• [EXERCISE INSTRUCTIONS]: Read the lines that follow and pick out every one containing the word "matplotlib".

• [COLLECTED MATERIAL]:
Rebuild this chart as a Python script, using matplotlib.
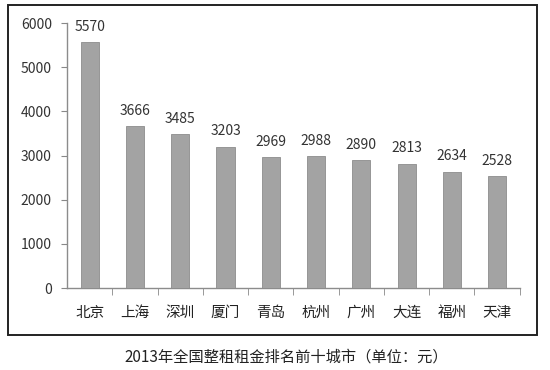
import matplotlib
matplotlib.use("Agg")
import matplotlib.pyplot as plt
from matplotlib.patches import Rectangle

plt.rcParams["font.family"] = ["Noto Sans CJK SC", "DejaVu Sans"]

cities = ["北京", "上海", "深圳", "厦门", "青岛", "杭州", "广州", "大连", "福州", "天津"]
rents = [5570, 3666, 3485, 3203, 2969, 2988, 2890, 2813, 2634, 2528]
title = "2013年全国整租租金排名前十城市（单位：元）"

fig = plt.figure(figsize=(5.5, 3.7), dpi=100)
fig.patch.set_facecolor("white")
ax = fig.add_axes([0.122, 0.2216, 0.823, 0.716])

x = list(range(len(cities)))
ax.bar(x, rents, width=0.4, color="#a3a3a3", edgecolor="#8c8c8c", linewidth=0.6, zorder=3)
for xi, v in zip(x, rents):
    ax.annotate(str(v), (xi, v), xytext=(0, 6), textcoords="offset points",
                ha="center", va="bottom", fontsize=10, color="#333333")

ax.set_xlim(-0.5, len(cities) - 0.5)
ax.set_ylim(0, 6000)
ax.set_yticks(range(0, 6001, 1000))
ax.set_xticks(x)
ax.set_xticklabels(cities, fontsize=10.5, color="#222222")
ax.set_xticks([i + 0.5 for i in x], minor=True)
ax.tick_params(axis="x", which="major", length=0, pad=13)
ax.tick_params(axis="x", which="minor", length=5, color="#888888", direction="out")
ax.tick_params(axis="y", length=4, color="#888888", labelsize=10, labelcolor="#333333", pad=7)

for s in ["top", "right"]:
    ax.spines[s].set_visible(False)
for s in ["left", "bottom"]:
    ax.spines[s].set_color("#8c8c8c")
    ax.spines[s].set_linewidth(1.0)

fig.patches.append(Rectangle((0.0145, 0.0946), 0.962, 0.892, transform=fig.transFigure,
                             fill=False, edgecolor="#222222", linewidth=1.4))
fig.text(0.52, 0.035, title, ha="center", va="center", fontsize=11, color="#222222")

fig.savefig("out.png", dpi=100)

• [ANSWER TO THIS PROBLEM]:
Rebuild this chart as a Python script, using matplotlib.
import matplotlib
matplotlib.use("Agg")
import matplotlib.pyplot as plt
from matplotlib.patches import Rectangle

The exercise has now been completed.